The probability of an individual finding a specific scenario acceptable was calculated by estimating the expected observable utility of an alternative and comparing it with expected utility of another. A ‘typical’ linked data scenario was defined as university researchers or health service staff using linked health records for general public benefit, the profit is invested in public services and the process is overseen by the relevant public services.
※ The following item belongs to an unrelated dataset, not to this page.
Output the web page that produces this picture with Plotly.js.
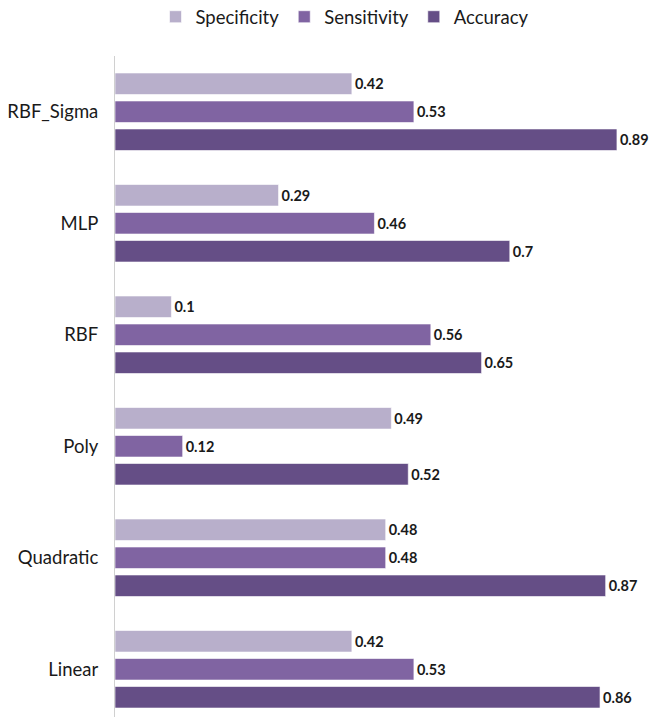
<!DOCTYPE html>
<html>
<head>
<meta charset="utf-8">
<script src="https://cdn.plot.ly/plotly-3.0.1.min.js"></script>
<style>html,body{margin:0;padding:0;background:#fff;}#chart{width:650px;height:717px;}</style>
</head>
<body>
<div id="chart"></div>
<script>
const categories = ['RBF_Sigma', 'MLP', 'RBF', 'Poly', 'Quadratic', 'Linear'];
const specificity = [0.42, 0.29, 0.1, 0.49, 0.48, 0.42];
const sensitivity = [0.53, 0.46, 0.56, 0.12, 0.48, 0.53];
const accuracy = [0.89, 0.7, 0.65, 0.52, 0.87, 0.86];
const seriesNames = ['Specificity', 'Sensitivity', 'Accuracy'];
const seriesColors = ['#b8afcb', '#8064a2', '#654e86'];
const seriesValues = [specificity, sensitivity, accuracy];

const traces = seriesValues.map((vals, i) => ({
  type: 'bar',
  orientation: 'h',
  name: seriesNames[i],
  y: categories,
  x: vals,
  text: vals.map(v => String(v)),
  textposition: 'outside',
  cliponaxis: false,
  constraintext: 'none',
  textfont: {family: 'Lato, "Open Sans", sans-serif', size: 14.5, color: '#1a1a1a', weight: 'bold'},
  marker: {color: seriesColors[i], line: {color: 'rgba(255,255,255,0.6)', width: 1}},
  hoverinfo: 'skip'
}));

const layout = {
  width: 650, height: 717,
  margin: {l: 115, r: 0, t: 56, b: 0},
  paper_bgcolor: '#fff', plot_bgcolor: '#fff',
  barmode: 'group',
  bargap: 0.247,
  bargroupgap: 0.23,
  showlegend: true,
  legend: {
    orientation: 'h', xref: 'container', yref: 'container',
    x: 0.53, xanchor: 'center', y: 0.976, yanchor: 'middle',
    font: {family: 'Lato, "Open Sans", sans-serif', size: 18.5, color: '#1a1a1a'},
    itemwidth: 30, traceorder: 'normal'
  },
  xaxis: {
    range: [0, 0.9486], showgrid: false, zeroline: false, showticklabels: false,
    ticks: '', showline: false, fixedrange: true
  },
  yaxis: {
    type: 'category', categoryorder: 'array', categoryarray: categories,
    range: [5.428, -0.5], autorange: false,
    showgrid: false, zeroline: false, showline: true, linecolor: '#d0d0d0', linewidth: 1,
    ticks: '', ticklabelstandoff: 12,
    tickfont: {family: 'Lato, "Open Sans", sans-serif', size: 18.5, color: '#1a1a1a'},
    fixedrange: true
  }
};

Plotly.newPlot('chart', traces, layout, {displayModeBar: false, staticPlot: true});
</script>
</body>
</html>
Two scenarios were then specified as: best-case (the most risk averse scenario, where only university researchers use linked data from health records for the benefit of people whose data are being used, there is no profit made and the process is overseen by a non-governmental body) and worst-case (where university researchers, health service staff, government and commercial researchers use health data linked to social care, education, employment and private sector data for research with any purpose, where the profit is kept by those carrying out these research who also oversee the process). Investigations into preference heterogeneity were conducted using a split sample analysis and comparing the probabilities of scenarios being acceptable.